[Begin Data rows]

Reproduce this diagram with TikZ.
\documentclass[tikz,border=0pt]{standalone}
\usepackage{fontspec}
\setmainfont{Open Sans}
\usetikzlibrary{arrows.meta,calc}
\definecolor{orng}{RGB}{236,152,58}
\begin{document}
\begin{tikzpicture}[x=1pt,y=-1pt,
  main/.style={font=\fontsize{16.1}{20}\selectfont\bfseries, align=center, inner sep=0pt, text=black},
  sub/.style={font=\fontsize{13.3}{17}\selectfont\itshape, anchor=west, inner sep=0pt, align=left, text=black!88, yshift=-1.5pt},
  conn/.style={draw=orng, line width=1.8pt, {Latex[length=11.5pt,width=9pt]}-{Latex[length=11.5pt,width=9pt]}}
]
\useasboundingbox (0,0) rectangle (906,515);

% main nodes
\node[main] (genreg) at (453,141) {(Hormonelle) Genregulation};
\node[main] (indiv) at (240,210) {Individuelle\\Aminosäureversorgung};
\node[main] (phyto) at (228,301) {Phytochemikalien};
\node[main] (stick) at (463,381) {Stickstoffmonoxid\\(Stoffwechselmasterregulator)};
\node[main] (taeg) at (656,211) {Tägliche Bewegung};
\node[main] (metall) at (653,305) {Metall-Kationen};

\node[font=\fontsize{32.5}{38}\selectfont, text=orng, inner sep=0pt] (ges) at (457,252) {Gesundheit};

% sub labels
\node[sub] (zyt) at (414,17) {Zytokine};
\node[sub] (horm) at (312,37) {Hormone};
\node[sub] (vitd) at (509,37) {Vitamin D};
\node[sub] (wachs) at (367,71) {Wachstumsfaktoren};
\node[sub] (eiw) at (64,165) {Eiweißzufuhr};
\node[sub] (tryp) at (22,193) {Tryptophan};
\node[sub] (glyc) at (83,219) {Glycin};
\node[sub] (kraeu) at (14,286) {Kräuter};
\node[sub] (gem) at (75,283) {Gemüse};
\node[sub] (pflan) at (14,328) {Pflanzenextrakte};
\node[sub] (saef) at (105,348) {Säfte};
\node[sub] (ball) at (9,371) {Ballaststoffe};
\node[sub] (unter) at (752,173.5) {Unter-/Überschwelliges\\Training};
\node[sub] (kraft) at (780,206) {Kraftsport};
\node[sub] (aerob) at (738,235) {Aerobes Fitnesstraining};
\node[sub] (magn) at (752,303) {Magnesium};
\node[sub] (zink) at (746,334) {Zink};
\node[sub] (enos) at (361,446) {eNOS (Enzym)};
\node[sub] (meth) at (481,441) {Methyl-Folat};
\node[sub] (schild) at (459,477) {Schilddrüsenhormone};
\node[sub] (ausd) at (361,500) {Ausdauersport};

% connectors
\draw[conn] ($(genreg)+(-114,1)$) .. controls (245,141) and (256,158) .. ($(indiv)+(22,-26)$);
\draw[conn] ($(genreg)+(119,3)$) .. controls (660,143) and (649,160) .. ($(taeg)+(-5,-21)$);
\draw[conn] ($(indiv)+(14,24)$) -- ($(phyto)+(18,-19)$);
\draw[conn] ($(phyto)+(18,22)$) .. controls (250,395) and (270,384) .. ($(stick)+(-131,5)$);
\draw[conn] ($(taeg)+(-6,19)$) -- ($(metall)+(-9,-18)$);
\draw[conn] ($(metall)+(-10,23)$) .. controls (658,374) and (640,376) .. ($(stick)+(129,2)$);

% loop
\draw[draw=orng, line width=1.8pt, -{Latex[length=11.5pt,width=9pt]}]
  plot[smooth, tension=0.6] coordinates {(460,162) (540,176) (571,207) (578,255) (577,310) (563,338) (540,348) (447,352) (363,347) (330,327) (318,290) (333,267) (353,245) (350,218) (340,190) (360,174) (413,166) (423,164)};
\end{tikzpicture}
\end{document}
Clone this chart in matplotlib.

[End Data rows]

[Given request]:
Extract, please, the lines from the start of the entries above through the one with "(0,0) rectangle (906,515);", both included, reproducing each exactly and adding nothing.

[Complete answer]:
Reproduce this diagram with TikZ.
\documentclass[tikz,border=0pt]{standalone}
\usepackage{fontspec}
\setmainfont{Open Sans}
\usetikzlibrary{arrows.meta,calc}
\definecolor{orng}{RGB}{236,152,58}
\begin{document}
\begin{tikzpicture}[x=1pt,y=-1pt,
  main/.style={font=\fontsize{16.1}{20}\selectfont\bfseries, align=center, inner sep=0pt, text=black},
  sub/.style={font=\fontsize{13.3}{17}\selectfont\itshape, anchor=west, inner sep=0pt, align=left, text=black!88, yshift=-1.5pt},
  conn/.style={draw=orng, line width=1.8pt, {Latex[length=11.5pt,width=9pt]}-{Latex[length=11.5pt,width=9pt]}}
]
\useasboundingbox (0,0) rectangle (906,515);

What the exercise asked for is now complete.